Hopeworks trains young adults in tech and professional skills and connects them to careers. For CEO Dan Rhoton, fighting poverty is also core to the mission.

Walking into Hopeworks’ new Kensington space is like walking into a tech startup, with its sea of computers and teams of young people — only these tech workers are as young as 17, and are learning to code and build tech products so that they might eventually secure a job in the tech industry with a living wage. Dan Rhoton, 48, the CEO, believes that the antidote to poverty is simple: Create jobs and train young people to fill them. “The way to end poverty is with money,” he says, adding, “I am only half-kidding.” We spoke with Rhoton about how he became the CEO of Hopeworks and why he believes his company is a tool to fight poverty in Philadelphia.

What inspired you to get involved with Hopeworks?

I planned to spend my career in education. I loved my job as a teacher and administrator at a detention facility. Those youngsters had drive. But they were using it in the wrong direction. I felt I could help them change course. I spent 15 years there, and I thought I’d retire there.

Then one day, I saw a former student dealing drugs on a street corner. He called out to me; and he and his friends came over, and he told them what a great teacher I was.
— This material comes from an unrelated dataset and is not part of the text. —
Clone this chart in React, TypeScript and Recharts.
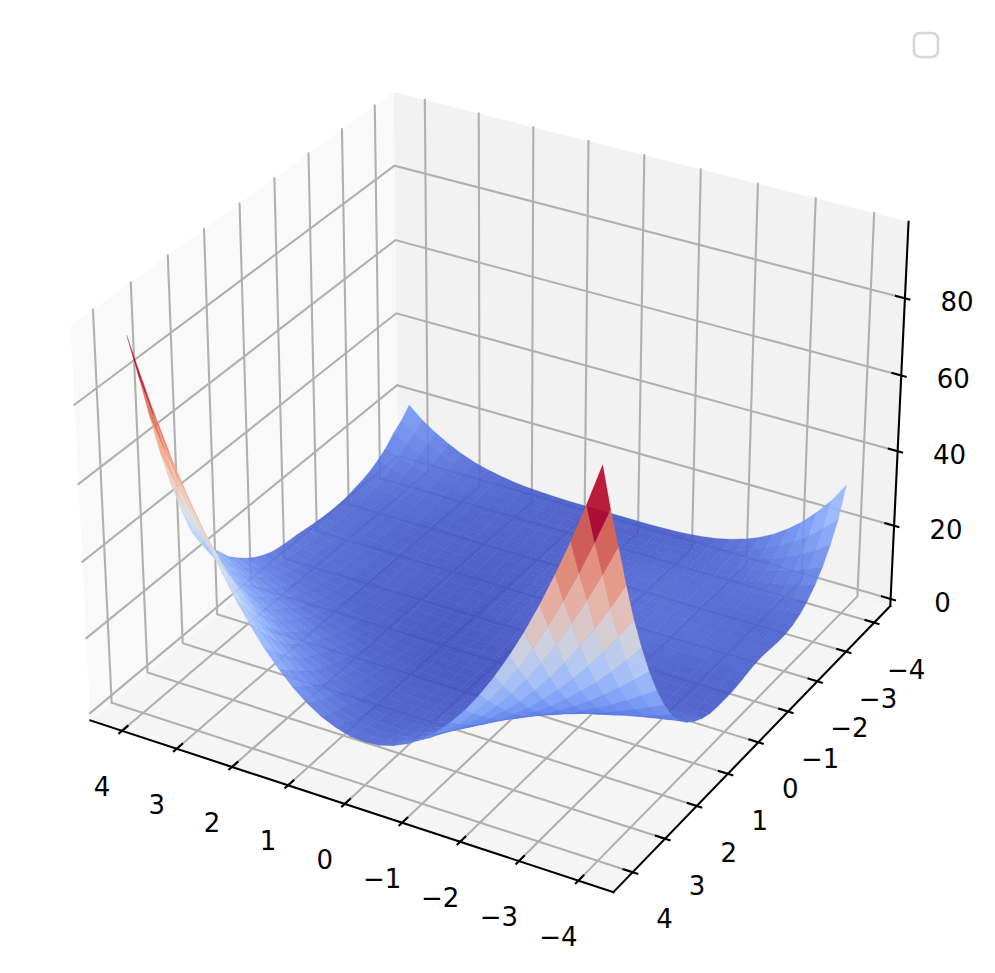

And I said, “Thanks, but I would feel a lot better about it if you weren’t standing on a street corner dealing drugs.”

What he said next changed my life. He told me he’d done everything I’d advised — gotten his diploma, his education — but still couldn’t get a job. I had seen him work hard, but still, he wasn’t able to get a start. I’d always told my students that education was the key to success, but my student’s experience made me question everything. For 15 years, I suddenly felt like I’d been selling them a lie.